The notion that the murderer known as Jihadi John, now thought to be born Kuwati-born Mohammed Emwazi, might solely responsible for his actions was questioned by the Cage group today. The organisation have instead published a blog claiming to have been consulted by the Washington Post in the lead up to their revelation of his identity, and have placed the responsibility for the murders of seven foreigners captured by the Islamic State on the British government.
In the blog and then at a press conference held in London today, Cage say of Emwazi: “British authorities have systematically shifted the spotlight away from its foreign policy and its security agencies by placing blame for violence at home and abroad solely on Muslims. British security services have systematically engaged in the harassment of young Muslims, rendering their lives impossible”.

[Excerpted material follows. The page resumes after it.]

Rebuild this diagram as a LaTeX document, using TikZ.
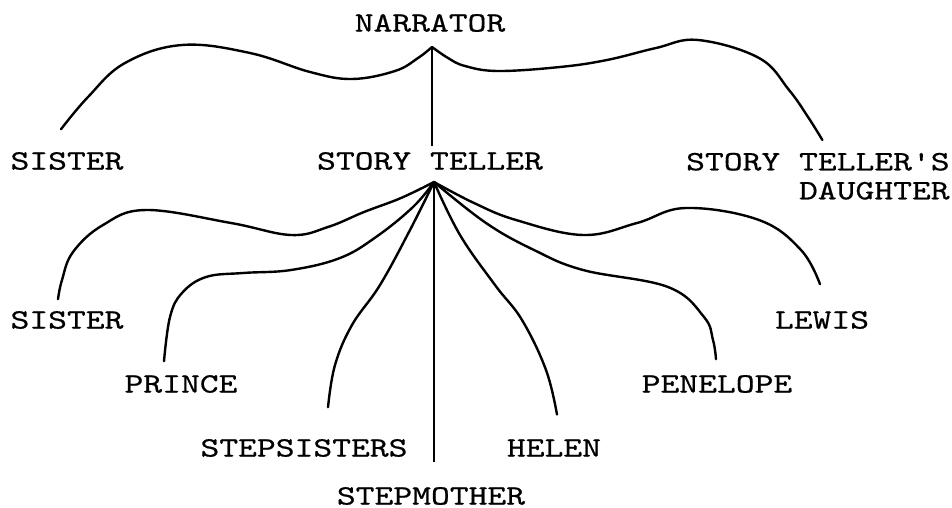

When talking about Emwazi, Qureshi became visibly emotional, remarking he was “such a beautiful young man” before he disappeared. Qureshi made a series of serious allegations against the British state, accusing them of radicalising Emwazi and others by constantly harassing Muslims and making their lives “impossible”. Qureshi even said Muslims in Britain were “killed, seemingly on the whim of security agents”.
Cage, the self-described human rights group formerly known as the Cageprisoners, was founded by former Guantanamo Bay detainee Moazzam Begg after his release. Begg was arrested and charged last year by British police with terrorism offences relating to the conflict in Syria, but the charges of funding and training overseas terrorism were later dropped after military intelligence were unable or unwilling to properly present evidence for the case.
Begg has since claimed he knew who Jihadi John was, and that he could have arranged to secure the release of ISIS captive Alan Henning, had he not been targeted by the police for terrorism offences.